Patient information from BMJ


Last published:Sep 20, 2021

Gallstones are small stones that form in your gallbladder. They can hurt a lot, and they can sometimes cause more serious problems, such as an infection in your gallbladder. The usual treatment is an operation to take out your gallbladder.

What is the gallbladder and what are gallstones?

Your gallbladder is a little pouch that sits under your liver. It stores the digestive juices that your liver makes, called bile. Bile helps your body break down food in your bowel. Your liver makes bile all the time. But it only goes into your bowel when you eat or drink. The rest of the time it is stored in your gallbladder.

Sometimes bile gets too thick and forms gallstones. Gallstones can be as small as a grain of sand or as big as a golf ball. You may have just one gallstone or hundreds.

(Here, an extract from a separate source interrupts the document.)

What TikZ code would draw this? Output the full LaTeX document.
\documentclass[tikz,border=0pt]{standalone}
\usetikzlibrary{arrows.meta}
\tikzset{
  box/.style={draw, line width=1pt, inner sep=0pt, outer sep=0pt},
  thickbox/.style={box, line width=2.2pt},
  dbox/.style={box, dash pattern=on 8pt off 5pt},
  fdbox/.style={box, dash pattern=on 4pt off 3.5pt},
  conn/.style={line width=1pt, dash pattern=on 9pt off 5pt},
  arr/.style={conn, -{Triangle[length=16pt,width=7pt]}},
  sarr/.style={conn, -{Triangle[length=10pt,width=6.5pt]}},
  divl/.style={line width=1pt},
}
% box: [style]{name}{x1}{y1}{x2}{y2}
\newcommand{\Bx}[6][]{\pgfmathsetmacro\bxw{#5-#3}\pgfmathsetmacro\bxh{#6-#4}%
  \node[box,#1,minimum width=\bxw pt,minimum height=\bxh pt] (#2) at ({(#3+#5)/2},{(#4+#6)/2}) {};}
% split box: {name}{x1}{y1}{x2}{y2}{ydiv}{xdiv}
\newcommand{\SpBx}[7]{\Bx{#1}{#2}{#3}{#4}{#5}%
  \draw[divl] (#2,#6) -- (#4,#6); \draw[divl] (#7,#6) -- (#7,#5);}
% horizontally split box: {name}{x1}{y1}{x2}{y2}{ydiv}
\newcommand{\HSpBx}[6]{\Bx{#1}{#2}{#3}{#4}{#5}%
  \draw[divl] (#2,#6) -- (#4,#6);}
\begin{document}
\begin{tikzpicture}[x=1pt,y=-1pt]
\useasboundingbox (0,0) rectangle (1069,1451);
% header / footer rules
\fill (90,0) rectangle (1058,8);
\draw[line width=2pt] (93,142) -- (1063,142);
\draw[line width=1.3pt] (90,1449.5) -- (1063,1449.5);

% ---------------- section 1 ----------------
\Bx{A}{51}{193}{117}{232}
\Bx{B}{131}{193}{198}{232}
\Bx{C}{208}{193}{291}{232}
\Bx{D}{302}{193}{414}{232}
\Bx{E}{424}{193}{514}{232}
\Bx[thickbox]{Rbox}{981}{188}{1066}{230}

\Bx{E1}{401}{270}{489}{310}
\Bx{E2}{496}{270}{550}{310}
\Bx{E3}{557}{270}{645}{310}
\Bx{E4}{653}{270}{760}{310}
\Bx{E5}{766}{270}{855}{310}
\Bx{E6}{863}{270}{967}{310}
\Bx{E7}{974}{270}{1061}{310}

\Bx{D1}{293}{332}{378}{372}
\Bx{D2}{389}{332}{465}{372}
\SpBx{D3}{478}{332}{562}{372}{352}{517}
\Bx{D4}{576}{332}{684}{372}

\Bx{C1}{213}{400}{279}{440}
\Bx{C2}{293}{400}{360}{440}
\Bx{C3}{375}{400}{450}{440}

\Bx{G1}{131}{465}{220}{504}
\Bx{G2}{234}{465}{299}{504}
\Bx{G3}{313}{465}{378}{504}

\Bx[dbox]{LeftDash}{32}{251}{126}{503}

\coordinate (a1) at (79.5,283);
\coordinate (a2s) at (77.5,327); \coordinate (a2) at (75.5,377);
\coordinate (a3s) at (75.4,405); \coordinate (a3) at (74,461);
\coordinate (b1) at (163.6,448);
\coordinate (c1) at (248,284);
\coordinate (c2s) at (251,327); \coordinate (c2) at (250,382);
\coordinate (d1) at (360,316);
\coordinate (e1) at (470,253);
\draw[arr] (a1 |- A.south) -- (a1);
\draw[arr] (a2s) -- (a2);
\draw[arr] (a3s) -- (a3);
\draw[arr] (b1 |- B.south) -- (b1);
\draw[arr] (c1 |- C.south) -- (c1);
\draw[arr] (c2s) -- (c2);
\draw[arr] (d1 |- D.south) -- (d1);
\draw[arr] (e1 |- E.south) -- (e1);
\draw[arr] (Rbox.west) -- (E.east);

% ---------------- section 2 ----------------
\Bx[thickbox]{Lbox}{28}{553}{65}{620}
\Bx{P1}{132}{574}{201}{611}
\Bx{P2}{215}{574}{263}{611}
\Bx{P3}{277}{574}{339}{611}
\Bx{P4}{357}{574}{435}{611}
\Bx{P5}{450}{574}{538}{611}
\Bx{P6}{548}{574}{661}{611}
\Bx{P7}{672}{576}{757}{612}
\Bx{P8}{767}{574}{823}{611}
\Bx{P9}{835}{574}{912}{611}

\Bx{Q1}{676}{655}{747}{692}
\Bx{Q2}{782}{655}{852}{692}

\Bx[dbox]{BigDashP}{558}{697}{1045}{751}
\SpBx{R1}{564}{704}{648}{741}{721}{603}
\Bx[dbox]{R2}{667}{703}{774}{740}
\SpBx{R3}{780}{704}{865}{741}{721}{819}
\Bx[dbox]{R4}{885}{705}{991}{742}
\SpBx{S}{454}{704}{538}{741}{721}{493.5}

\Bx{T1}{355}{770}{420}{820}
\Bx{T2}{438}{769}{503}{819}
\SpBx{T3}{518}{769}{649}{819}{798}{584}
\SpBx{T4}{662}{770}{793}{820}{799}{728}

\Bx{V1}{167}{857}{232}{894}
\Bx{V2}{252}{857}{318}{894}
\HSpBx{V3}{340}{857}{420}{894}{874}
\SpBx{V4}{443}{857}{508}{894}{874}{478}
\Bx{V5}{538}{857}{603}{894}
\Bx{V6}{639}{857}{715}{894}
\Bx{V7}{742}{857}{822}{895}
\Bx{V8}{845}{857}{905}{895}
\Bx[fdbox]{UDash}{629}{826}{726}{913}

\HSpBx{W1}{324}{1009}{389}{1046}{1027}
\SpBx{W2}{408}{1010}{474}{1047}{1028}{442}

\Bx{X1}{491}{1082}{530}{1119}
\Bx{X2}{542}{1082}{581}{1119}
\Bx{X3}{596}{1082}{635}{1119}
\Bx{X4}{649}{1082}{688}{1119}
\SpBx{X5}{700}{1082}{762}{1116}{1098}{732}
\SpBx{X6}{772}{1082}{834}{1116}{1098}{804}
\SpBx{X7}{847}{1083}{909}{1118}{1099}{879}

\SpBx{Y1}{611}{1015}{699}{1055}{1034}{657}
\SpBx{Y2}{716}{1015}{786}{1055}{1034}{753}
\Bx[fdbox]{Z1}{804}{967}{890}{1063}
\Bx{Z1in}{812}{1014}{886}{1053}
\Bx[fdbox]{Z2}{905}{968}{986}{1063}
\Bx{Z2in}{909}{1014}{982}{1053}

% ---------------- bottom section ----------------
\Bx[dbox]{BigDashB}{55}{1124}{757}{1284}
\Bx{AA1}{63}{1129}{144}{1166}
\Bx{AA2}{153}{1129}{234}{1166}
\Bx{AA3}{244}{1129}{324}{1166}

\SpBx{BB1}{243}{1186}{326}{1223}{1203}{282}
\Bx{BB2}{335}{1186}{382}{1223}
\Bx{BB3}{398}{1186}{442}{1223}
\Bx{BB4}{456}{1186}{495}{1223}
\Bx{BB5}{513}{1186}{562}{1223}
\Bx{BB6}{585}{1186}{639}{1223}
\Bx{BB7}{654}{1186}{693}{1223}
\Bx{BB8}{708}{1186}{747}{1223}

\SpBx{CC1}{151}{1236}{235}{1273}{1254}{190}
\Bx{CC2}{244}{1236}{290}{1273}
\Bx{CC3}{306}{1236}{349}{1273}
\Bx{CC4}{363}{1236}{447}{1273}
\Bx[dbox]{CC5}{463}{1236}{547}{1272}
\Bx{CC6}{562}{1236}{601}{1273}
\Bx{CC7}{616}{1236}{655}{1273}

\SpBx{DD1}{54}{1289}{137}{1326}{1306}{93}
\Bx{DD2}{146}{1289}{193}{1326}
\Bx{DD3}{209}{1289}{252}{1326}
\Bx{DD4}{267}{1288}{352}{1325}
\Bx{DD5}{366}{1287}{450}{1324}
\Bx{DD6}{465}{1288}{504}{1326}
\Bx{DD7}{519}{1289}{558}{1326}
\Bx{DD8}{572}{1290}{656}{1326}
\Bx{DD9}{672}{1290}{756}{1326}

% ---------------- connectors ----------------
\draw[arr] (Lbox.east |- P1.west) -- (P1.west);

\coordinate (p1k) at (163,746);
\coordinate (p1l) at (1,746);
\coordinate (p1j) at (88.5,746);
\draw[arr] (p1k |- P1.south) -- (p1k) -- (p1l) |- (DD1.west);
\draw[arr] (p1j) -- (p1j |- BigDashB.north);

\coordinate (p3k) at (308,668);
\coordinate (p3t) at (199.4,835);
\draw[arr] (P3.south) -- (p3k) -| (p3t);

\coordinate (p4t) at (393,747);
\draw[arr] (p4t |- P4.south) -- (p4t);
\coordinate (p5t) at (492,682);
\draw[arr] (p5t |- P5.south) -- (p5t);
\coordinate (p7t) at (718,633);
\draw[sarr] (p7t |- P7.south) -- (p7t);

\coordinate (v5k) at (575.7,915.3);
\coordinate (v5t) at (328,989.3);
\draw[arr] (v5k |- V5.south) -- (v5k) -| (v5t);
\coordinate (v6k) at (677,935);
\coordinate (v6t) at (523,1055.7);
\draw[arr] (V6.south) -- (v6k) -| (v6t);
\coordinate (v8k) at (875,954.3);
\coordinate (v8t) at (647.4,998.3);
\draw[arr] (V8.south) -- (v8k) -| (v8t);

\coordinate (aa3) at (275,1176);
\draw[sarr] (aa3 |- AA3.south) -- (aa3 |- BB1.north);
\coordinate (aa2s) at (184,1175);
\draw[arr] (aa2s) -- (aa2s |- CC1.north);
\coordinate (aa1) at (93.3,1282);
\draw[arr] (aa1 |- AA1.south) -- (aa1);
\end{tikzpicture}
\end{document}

Lots of people have gallstones and don’t know it. In most people, they don't cause any problems. But sometimes they block the tubes that carry bile. This can cause severe pain in your abdomen.

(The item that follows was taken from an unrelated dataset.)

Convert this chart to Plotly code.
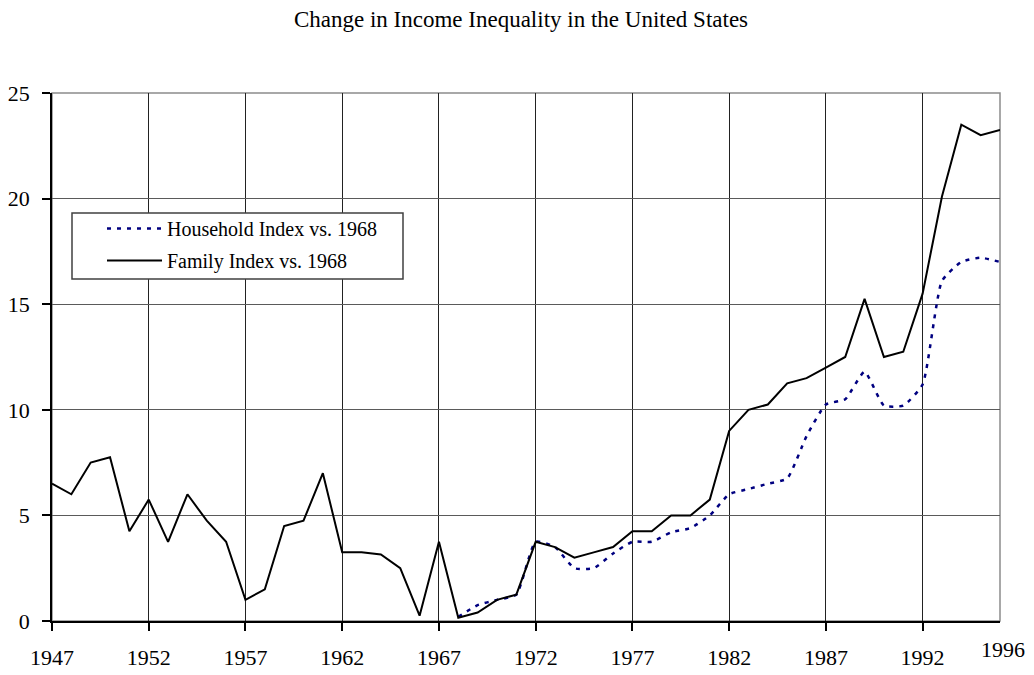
import plotly.graph_objects as go

years = list(range(1947, 1997))
family = [6.5, 6.0, 7.5, 7.75, 4.25, 5.75, 3.75, 6.0, 4.75, 3.75,
          1.0, 1.5, 4.5, 4.75, 7.0, 3.25, 3.25, 3.15, 2.5, 0.25,
          3.75, 0.15, 0.4, 1.0, 1.25, 3.75, 3.5, 3.0, 3.25, 3.5,
          4.25, 4.25, 5.0, 5.0, 5.75, 9.0, 10.0, 10.25, 11.25, 11.5,
          12.0, 12.5, 15.25, 12.5, 12.75, 15.5, 20.1, 23.5, 23.0, 23.25]
hh_years = list(range(1968, 1997))
household = [0.2, 0.75, 1.0, 1.25, 3.75, 3.5, 2.5, 2.5, 3.2, 3.75,
             3.75, 4.2, 4.4, 5.0, 6.0, 6.25, 6.5, 6.75, 8.75, 10.25,
             10.5, 11.8, 10.2, 10.2, 11.2, 16.1, 17.0, 17.2, 17.0]
x_ticks = list(range(1947, 1993, 5))
y_ticks = [0, 5, 10, 15, 20, 25]

FONT = "Liberation Serif, Times New Roman, serif"

fig = go.Figure()
fig.add_trace(go.Scatter(x=hh_years, y=household, mode="lines",
                         name="Household Index vs. 1968", legendgroup="a",
                         line=dict(color="#000080", width=2.5, dash="4px,6px",
                                   shape="spline", smoothing=0.5)))
fig.add_trace(go.Scatter(x=years, y=family, mode="lines",
                         name="Family Index vs. 1968", legendgroup="b",
                         line=dict(color="black", width=2)))

OFF = 8  # page body margin offset
W, H = 1034 - OFF, 675 - OFF
L, R, T, B = 52 - OFF, 34, 93 - OFF, 54
pw, ph = W - L - R, H - T - B

def px_x(x):
    return (x - OFF - L) / pw

def px_y(y):
    return (H + OFF - B - y) / ph

fig.update_layout(
    width=W, height=H,
    margin=dict(l=L, r=R, t=T, b=B, autoexpand=False),
    paper_bgcolor="white", plot_bgcolor="white",
    font=dict(family=FONT, color="black", size=22),
    title=dict(text="Change in Income Inequality in the United States",
               x=(521 - OFF) / W, xanchor="center", y=1 - (19 - OFF) / H, yanchor="middle",
               font=dict(family=FONT, size=23, color="black")),
    showlegend=True,
    legend=dict(x=px_x(102), y=px_y(209), xanchor="left", yanchor="top",
                bgcolor="rgba(0,0,0,0)", borderwidth=0,
                font=dict(family=FONT, size=20, color="black"),
                itemwidth=55, tracegroupgap=3),
    shapes=[
        dict(type="rect", xref="paper", yref="paper", x0=0, x1=1, y0=0, y1=1,
             line=dict(color="#8c8c8c", width=1.5), layer="below"),
        dict(type="rect", xref="paper", yref="paper",
             x0=px_x(72), x1=px_x(403), y0=px_y(279), y1=px_y(213),
             line=dict(color="#404040", width=1.5), fillcolor="white", layer="above"),
    ],
    annotations=[
        dict(text="1996", x=1996, xref="x", y=0, yref="paper", yshift=-28, xshift=3,
             xanchor="center", yanchor="middle", showarrow=False,
             font=dict(family=FONT, size=22, color="black"))
    ],
)
fig.update_xaxes(range=[1947, 1996], tickvals=x_ticks, ticks="outside", ticklen=8,
                 tickwidth=1.5, tickcolor="black", showline=True, linecolor="black",
                 linewidth=1.5, showgrid=True, gridcolor="#222222", gridwidth=1,
                 zeroline=False, ticklabelstandoff=8, automargin=False,
                 tickfont=dict(size=22))
fig.update_yaxes(range=[0, 25], tickvals=y_ticks, ticks="outside", ticklen=8,
                 tickwidth=1.5, tickcolor="black", showline=True, linecolor="black",
                 linewidth=1.5, showgrid=True, gridcolor="#5a5a5a", gridwidth=1,
                 zeroline=False, ticklabelstandoff=8, automargin=False,
                 tickfont=dict(size=22))

fig.write_html("out.html")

You are more likely to get gallstones as you get older. Women get them more often than men. Other things that increase your chances of getting gallstones are:

  • being very overweight

  • being pregnant

  • losing a lot of weight quickly (for example, after weight-loss surgery), and

  • having a close family member who has had gallstones.

What are the symptoms?

Most people don't get symptoms from gallstones. Sometimes people only find out they have them when they have an imaging test for something else.

But if gallstones block a tube carrying bile they can cause bad, steady, cramping pain. Most people feel it in the upper-right side of their abdomen. Doctors call it biliary pain or biliary colic.

Your first attack of gallstone pain can be frightening, because it hurts so much. Usually, painkillers such as paracetamol and ibuprofen don't work for this kind of pain. Moving around or passing wind doesn't help either. You may also feel sick and vomit.

The pain often comes on in the evening or at night. And it typically comes on fast, sometimes after you eat. It usually lasts several hours. With time, the gallstone may pass, moving into your bowel and out in your stool.

If you have pain that could be caused by gallstones, your doctor will do an imaging test to check whether gallstones are causing your symptoms. The most common test is an ultrasound. You may also have blood tests to look for signs of infection and other problems that could be causing your symptoms.

What treatments work?

The standard treatment for gallstones that are causing pain is an operation to take out your gallbladder. If you don't want or can't have an operation, other treatments are sometimes used.

Surgery to take out your gallbladder

This is recommended as the best treatment for most people with painful gallstones.

There are a couple of ways to take out your gallbladder. You may be able to have keyhole surgery (also called laparoscopic surgery) where the surgeon makes several small cuts and uses a tiny camera and tools to take out your gallbladder.

Or you may need open surgery, where the surgeon makes a larger cut to see directly into your abdomen. Occasionally surgeons need to switch to open surgery after attempting a keyhole operation.

Keyhole surgery is better for most people. You are likely to recover faster. You may be able to go home the next day after your operation. If you have open surgery, you may need several days in hospital.

If gallstones get lodged inside one of the tubes that carries bile from your gallbladder to your bowel, you will need extra treatment to remove the stones.

This is done through a device called an endoscope, which is put in your mouth and down into your digestive tract to reach the stones. This is usually followed by surgery to remove your gallbladder.

Lots of people have surgery to remove their gallbladder, and most of these operations are successful.

But all operations have some risks. You might have an allergic reaction to the anaesthetic, or get an infection in your wound. Some people have problems with bleeding during or after surgery. Very few people die during surgery.

You can live a healthy life without your gallbladder. After you have had your gallbladder taken out, your body still makes digestive juices. But they go straight into the bowel instead of being stored in the gallbladder first.

This can affect your digestion, although it doesn’t usually cause serious problems. Some people find they pass stools more often than before. They might also sometimes need medicine for diarrhoea.

Other treatments

The best treatment for painful gallstones is surgery. But some people can’t have surgery because of medical problems, such as trouble with their heart. And some people just don't want to have surgery.

In these instances, doctors sometimes prescribe tablets to try to dissolve the gallstones. However, this treatment isn't suitable for everyone. It can also cause side effects, and new gallstones may form after treatment is stopped.

What will happen to me?

If you’ve had an attack of painful gallstones your doctor will probably recommend that you have surgery to remove your gallbladder. This will prevent future attacks as well as more serious problems, such as an infected gallbladder or a hole in your gallbladder.

Although these problems aren't common, they are worth considering when you're deciding on treatment. Your doctor can help you decide what is best for you.